Saving Newcastle businesses 7% of their business property taxes under new Liberal Democrats policy
"We'd tax land used by businesses, not their productive investment , " says Cllr Robin Ashby, who speaks for the Liberal Democrats in Newcastle on business matters. "Business Rates and non-residential stamp duty are an unacceptable burden on business and unfit for purpose in a modern economy. Under the policy I supported at our Brighton Conference, we'd ease the burden on Newcastle businesses by an average 7%."
Dissatisfaction with Business Rates has reached an all-time high, following a long-delayed and poorly implemented rates revaluation in 2017 and a deepening crisis on Britain's highstreets.
Recently there have been calls for reform of Business Rates from all the major business organisations, including the CBI, the FSB, the BCC, the BRC, the EEF and the IoD. The Institute for Fiscal Studies' seminal 2011 Mirrlees Review recommended that Business Rates should be replaced with a tax based on land values.
Liberal Democrats have had a longstanding commitment to Business Rates reform, with a specific emphasis on replacing it with a land value tax. We believe that by taxing business premises and equipment, Business Rates are a disincentive to investment, and are a particularly heavy burden on capital-intensive sectors such as manufacturing and renewable energy.
It would be more efficient solely to tax the land value of commercial property, removing the disincentive to invest and enabling the state to better capture increases in land value driven by public infrastructure investment.
Because it taxes commercial property transactions, Non-Residential Stamp Duty is an unwelcome burden on businesses that want to acquire or change premises, with the result that commercial property is not allocated efficiently.
The replacement of Business Rates in England (currently set at a rate of 49.3p per pound) with a Commercial Landowner Levy (CLL) set at a rate of 59p per pound but based solely on the land value of commercial sites rather than their entire capital value, would stimulate investment, and shifting the burden of taxation from tenants to landowners.
The immediate abolition of Non-Residential Stamp Duty would improve the efficiency of the commercial property market and making life simpler for businesses that want to own or change premises.
We'd end discounts for empty and derelict premises and allowing councils to tax unfinished commercial developments beyond a reasonable construction period, increasing the supply of commercial property and reducing rents.
We'd also abolish the current system of Small Business Rates Relief - much of which is absorbed by landlords through higher rents - and replace it with a doubled Employment Allowance, giving every employer a £3,000 tax cut by reducing their National Insurance bills, and providing a boost to wages and employment.
Existing relief for agricultural land would be maintained, as well as relief for charities being protected except in the case of private schools and private healthcare.
Local authority revenues from Business Rates would be protected under the CLL through an adjustment to the redistribution formula, so that tax cuts for businesses would not mean lower revenues for those local authorities.
The transition from Business Rates to the CLL would take place over 4 years, with bills shifting gradually from a property to a land value basis and incidence moved to landlords when contracts are renewed or at rent reviews.
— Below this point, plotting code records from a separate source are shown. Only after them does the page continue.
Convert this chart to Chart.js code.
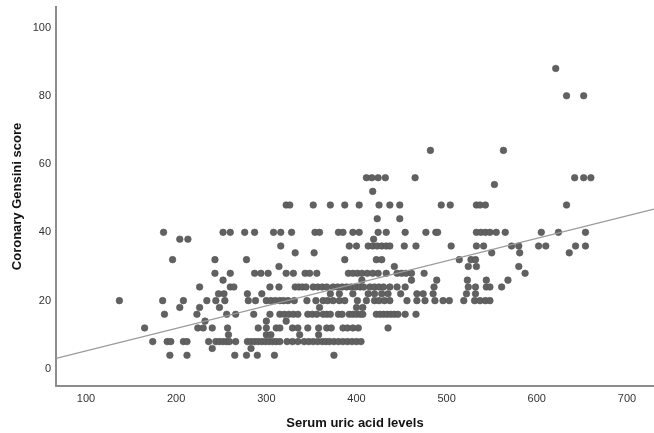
<!DOCTYPE html>
<html>
<head>
<meta charset="utf-8">
<script src="https://cdn.jsdelivr.net/npm/chart.js@4.4.1/dist/chart.umd.min.js"></script>
<style>
  html, body { margin: 0; padding: 0; background: #fff; }
  #wrap { width: 654px; height: 433px; }
</style>
</head>
<body>
<div id="wrap"><canvas id="scatterChart"></canvas></div>
<script>
// Gensini score rows (y) and the uric acid values (x) of the dots on each row
const scoreLevels = [4, 6, 8, 10, 12, 14, 16, 18, 20, 22, 24, 26, 28, 30, 32, 34, 36, 38, 40, 44, 48, 52, 54, 56, 64, 80, 88];
const uricAcidByLevel = [
    [193, 212, 265, 278, 290, 309, 375],
    [240, 283],
    [174, 190, 194, 208, 212, 236, 244, 248, 252, 256, 259, 266, 279, 283, 287, 291, 295, 299, 303, 307, 311, 315, 323, 329, 335, 342, 347, 352, 357, 362, 366, 370, 375, 380, 385, 390, 395, 400, 405],
    [258, 300, 305, 337, 358],
    [165, 224, 230, 240, 257, 291, 300, 311, 315, 329, 335, 346, 358, 367, 372, 385, 390, 396, 402, 435],
    [232, 300, 322],
    [187, 223, 256, 266, 286, 304, 315, 320, 325, 330, 335, 346, 351, 356, 363, 367, 371, 380, 384, 392, 396, 400, 404, 407, 422, 426, 430, 434, 438, 442, 446, 454, 466],
    [204, 226, 248, 359, 400, 407],
    [137, 185, 208, 234, 244, 254, 280, 288, 300, 305, 310, 315, 319, 324, 331, 345, 355, 363, 368, 374, 381, 387, 401, 411, 420, 425, 431, 437, 456, 467, 476, 487, 496, 503, 519, 531, 537, 543, 548],
    [247, 253, 279, 295, 371, 381, 396, 413, 420, 428, 435, 449, 467, 474, 485, 522, 532],
    [226, 260, 264, 304, 314, 332, 336, 340, 344, 352, 357, 362, 367, 374, 379, 384, 389, 394, 399, 404, 408, 415, 420, 425, 430, 437, 445, 454, 486, 524, 532, 544, 548, 561],
    [252, 406, 461, 489, 523, 544, 568],
    [243, 260, 287, 294, 302, 322, 330, 343, 348, 356, 391, 396, 401, 406, 412, 418, 424, 433, 445, 450, 455, 461, 475, 587],
    [314, 442, 524, 533, 580],
    [196, 243, 278, 387, 422, 428, 514, 527, 532],
    [332, 353, 550, 581, 636],
    [316, 392, 400, 413, 418, 423, 428, 433, 437, 453, 466, 505, 533, 541, 572, 580, 602, 610, 643, 654],
    [204, 213, 419],
    [186, 252, 260, 276, 287, 308, 316, 328, 354, 359, 380, 385, 396, 403, 424, 433, 454, 477, 488, 490, 533, 538, 543, 548, 555, 565, 605, 624, 654],
    [423, 448],
    [322, 326, 352, 371, 387, 403, 425, 437, 448, 494, 504, 533, 537, 543, 633],
    [418],
    [553],
    [411, 417, 424, 432, 465, 642, 652, 660],
    [482, 563],
    [633, 652],
    [621]
];

// Axis ticks
const xTicks = [100, 200, 300, 400, 500, 600, 700];
const yTicks = [0, 20, 40, 60, 80, 100];

// Fit line end points as drawn in the picture
const fitX = [66.7, 730];
const fitY = [3.1, 46.8];

const fontFamily = '"Liberation Sans", Arial, sans-serif';

// Build the point list
const points = [];
scoreLevels.forEach((score, i) => {
    uricAcidByLevel[i].forEach(x => points.push({ x: x, y: score }));
});
const fitLine = fitX.map((x, i) => ({ x: x, y: fitY[i] }));

new Chart(document.getElementById('scatterChart'), {
    type: 'scatter',
    data: {
        datasets: [
            {
                label: 'Fit',
                type: 'line',
                data: fitLine,
                borderColor: '#9a9a9a',
                borderWidth: 1.2,
                pointRadius: 0,
                fill: false
            },
            {
                label: 'Patients',
                data: points,
                backgroundColor: '#616161',
                borderColor: '#555555',
                borderWidth: 0.6,
                pointRadius: 3.3
            }
        ]
    },
    options: {
        responsive: true,
        maintainAspectRatio: false,
        animation: false,
        layout: { autoPadding: false, padding: { top: 7, right: 0, bottom: 0, left: 0 } },
        plugins: {
            legend: { display: false },
            tooltip: { enabled: false }
        },
        scales: {
            x: {
                type: 'linear',
                min: 66.7,
                max: 730,
                afterBuildTicks: axis => { axis.ticks = xTicks.map(v => ({ value: v })); },
                afterFit: axis => {
                    axis.height = 47;
                    axis.paddingLeft = 0;
                    axis.paddingRight = 0;
                },
                grid: { display: false, drawTicks: false },
                border: { display: true, color: '#8c8c8c', width: 2 },
                ticks: {
                    padding: 6,
                    color: '#333',
                    font: { family: fontFamily, size: 11 },
                    maxRotation: 0
                },
                title: {
                    display: true,
                    text: 'Serum uric acid levels',
                    color: '#111',
                    font: { family: fontFamily, size: 13, weight: 'bold' },
                    padding: { top: 0, bottom: 2 }
                }
            },
            y: {
                type: 'linear',
                min: -5,
                max: 106,
                afterBuildTicks: axis => { axis.ticks = yTicks.map(v => ({ value: v })); },
                afterFit: axis => {
                    axis.width = 56;
                    axis.paddingTop = 0;
                    axis.paddingBottom = 0;
                },
                grid: { display: false, drawTicks: false },
                border: { display: true, color: '#8c8c8c', width: 2 },
                ticks: {
                    padding: 5,
                    color: '#333',
                    font: { family: fontFamily, size: 11 }
                },
                title: {
                    display: true,
                    text: 'Coronary Gensini score',
                    color: '#111',
                    font: { family: fontFamily, size: 13, weight: 'bold' },
                    padding: { top: 10, bottom: 0 }
                }
            }
        }
    }
});
</script>
</body>
</html>
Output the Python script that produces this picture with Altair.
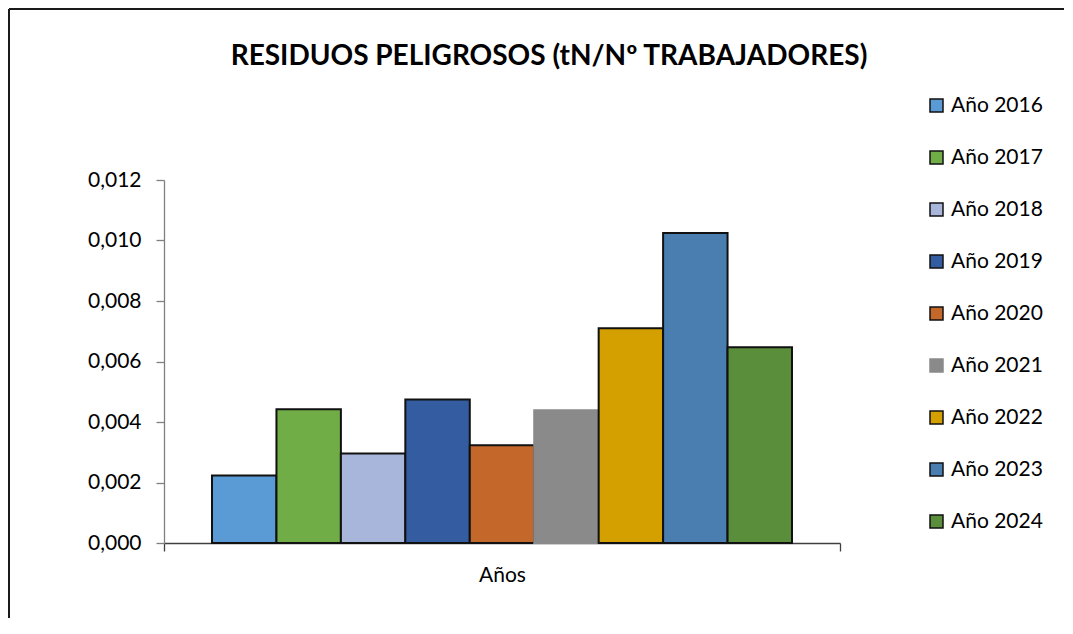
import altair as alt
import pandas as pd

title_text = "RESIDUOS PELIGROSOS (tN/Nº TRABAJADORES)"
category = "Años"
years = ["Año 2016", "Año 2017", "Año 2018", "Año 2019", "Año 2020",
         "Año 2021", "Año 2022", "Año 2023", "Año 2024"]
values = [0.00223, 0.00442, 0.00296, 0.00474, 0.00323,
          0.00439, 0.00710, 0.01025, 0.00647]
fill_colors = ["#5B9BD5", "#70AD47", "#A8B6DB", "#345CA1", "#C4672A",
               "#8A8A8A", "#D4A000", "#4A7EB0", "#5A8E3B"]
stroke_colors = ["#111111", "#111111", "#111111", "#111111", "#111111",
                 "#8A8A8A", "#111111", "#111111", "#111111"]
y_ticks = [0.0, 0.002, 0.004, 0.006, 0.008, 0.010, 0.012]

df = pd.DataFrame({"cat": [category] * len(years), "year": years, "value": values})

FONT = "Lato"

bars = alt.Chart(df).mark_bar(strokeWidth=2).encode(
    x=alt.X("cat:N",
            scale=alt.Scale(paddingInner=0, paddingOuter=0),
            axis=alt.Axis(title=None, tickBand="extent", labelAngle=0,
                          labelFont=FONT, labelFontSize=21, labelColor="#000000",
                          labelPadding=13, tickSize=8, tickColor="#404040",
                          domainColor="#404040", domainWidth=1.3, tickWidth=1.3)),
    xOffset=alt.XOffset("year:N", sort=years,
                        scale=alt.Scale(paddingInner=0, paddingOuter=0.745)),
    y=alt.Y("value:Q",
            scale=alt.Scale(domain=[0, 0.012], nice=False),
            axis=alt.Axis(title=None, values=y_ticks, grid=False,
                          labelExpr="replace(format(datum.value, '.3f'), '.', ',')",
                          labelFont=FONT, labelFontSize=21, labelColor="#000000",
                          labelPadding=15, tickSize=8, tickColor="#808080",
                          domainColor="#808080", domainWidth=1.3, tickWidth=1.3)),
    color=alt.Color("year:N", sort=years,
                    scale=alt.Scale(domain=years, range=fill_colors),
                    legend=alt.Legend(title=None, orient="none",
                                      legendX=762, legendY=-85)),
    stroke=alt.Stroke("year:N", sort=years,
                      scale=alt.Scale(domain=years, range=stroke_colors),
                      legend=alt.Legend(title=None, orient="none",
                                        legendX=762, legendY=-85)),
)

title = alt.Chart(alt.Data(values=[{"t": title_text}])).mark_text(
    font=FONT, fontSize=28, fontWeight="bold", color="#000000",
    align="center", baseline="alphabetic"
).encode(text="t:N", x=alt.value(385), y=alt.value(-115))

top_line = alt.Chart(alt.Data(values=[{}])).mark_rule(
    color="#1a1a1a", strokeWidth=2
).encode(x=alt.value(-155), x2=alt.value(900), y=alt.value(-171))

left_line = alt.Chart(alt.Data(values=[{}])).mark_rule(
    color="#1a1a1a", strokeWidth=2
).encode(x=alt.value(-155), y=alt.value(-171), y2=alt.value(438))

chart = alt.layer(top_line, left_line, bars, title).properties(
    width=676, height=363, padding=0
).configure_view(stroke=None).configure_legend(
    labelFont=FONT, labelFontSize=21, labelColor="#000000",
    symbolType="square", symbolSize=169, symbolStrokeWidth=1.5,
    rowPadding=30, labelOffset=4, padding=0
)

chart.save("out.html", embed_options={"renderer": "svg", "actions": False})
Annual revaluations of commercial land values by the Valuation Office Agency would be introduced as well as the completion of a comprehensive and publicly-accessible Land Registry.
Introducing the CLL would give businesses a net tax cu, amounting to 7% in Newcastle. The majority of economic sectors would receive a boost under the CLL, with lower bills in manufacturing, hospitality and shops among other sectors.
Under the CLL, the 61% of small and medium sized businesses that do not own their own premises would no longer directly pay property tax, shifting the administrative burden of tax away from businesses onto a smaller number of commercial landlords, and saving both businesses and councils' precious time and money.
"These new policies represent a substantial commitment by the Liberal Democrats to fairness in accordance with our principles held for generations, and when implemented by Liberal Democrats in government would be a boost which would be welcomed by businesses in Newcastle, the North East and the rest of the country," said Robin Ashby.